Objective and Focus of the DTA Basic Format

The structural annotation of all DTA texts is done according to the DTA ›basic format‹ (DTABf). The DTABf was developed in accordance with which is based on the P5-Guidelines of the Text Encoding Initiative (TEI). Since the TEI Guidelines are offering solutions for a huge amount of tagging requirements and are thus rather extensive and flexible, they are meant to be adjusted to the individual necessities of projects working with the TEI. For the DTA this was achieved by creation of the DTABf, a proper subset of the TEI/P5 tagset, which offers not only fixed sets of elements but also of corresponding attributes and (where applicable) values. The DTABf tagset is fully conformant with the TEI/P5-Guidelines, i.e. the TEI tagset was only reduced not extended in any way.
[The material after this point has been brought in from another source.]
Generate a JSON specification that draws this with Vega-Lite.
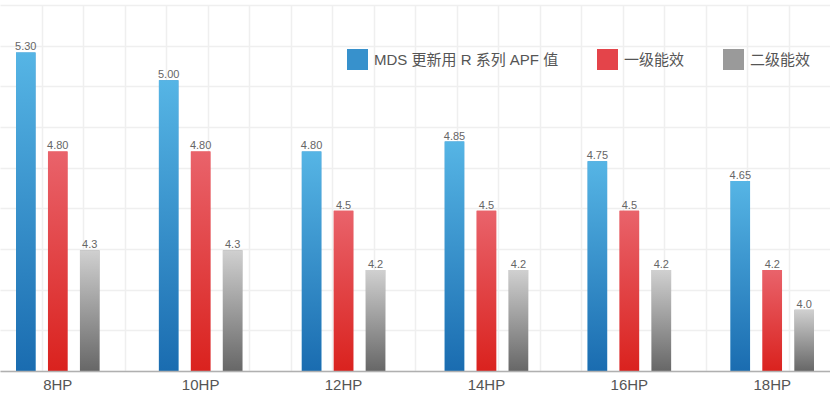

The DTABf is part of the DTA Guidelines, which also contain General Guidelines and the Transcription Guidelines. It is supposed to allow for unrestricted tagging regarding possible structural phenomena while at the same time avoiding ambiguities regarding the tagging of similar phenomena. This way we want to ensure coherence in text structuring within the whole DTA corpus. Regarding the wide temporal coverage of the DTA corpus as well as the diversity of text types and genres this named intend of the DTABf turns out to be a huge challenge due to the fact that the heterogeneity of texts is accompanied by a huge structural variability among the original text sources.

With the DTABf we are proposing a standardized format for the structural annotation of digitized historical texts. The advantage of such an approach is that diverse TEI texts become analyzable not only by similar methods but also in comparison with one another. The underlying annotation guidelines of the DTABf are documented extensively, this way ensuring that the tagging remains comprehensive. Thus, DTABf conformity not only facilitaes the integration of TEI texts into the DTA infrastructure but also their re-use inside other full text archives.

The DTA basic format was recommended by the DFG and CLARIN-D for subsequent use, namely in the following documents:

Handreichung: Empfehlungen zu datentechnischen Standards und Tools bei der Erhebung von Sprachkorpora. Hrsg. vom Fachkollegium Sprachwissenschaften der Deutschen Forschungsgemeinschaft (DFG). Bonn 2015.
Förderkriterien für wissenschaftliche Editionen in der Literaturwissenschaft. Hrsg. vom Fachkollegium Literaturwissenschaft der Deutschen Forschungsgemeinschaft (DFG). Bonn 2015.
CLARIN-D User Guide. Part II (Linguistic resources and tools), ch. 6 (Types of resources), section "Text Corpora". Hrsg. von CLARIN-D AP 5. Berlin 2012.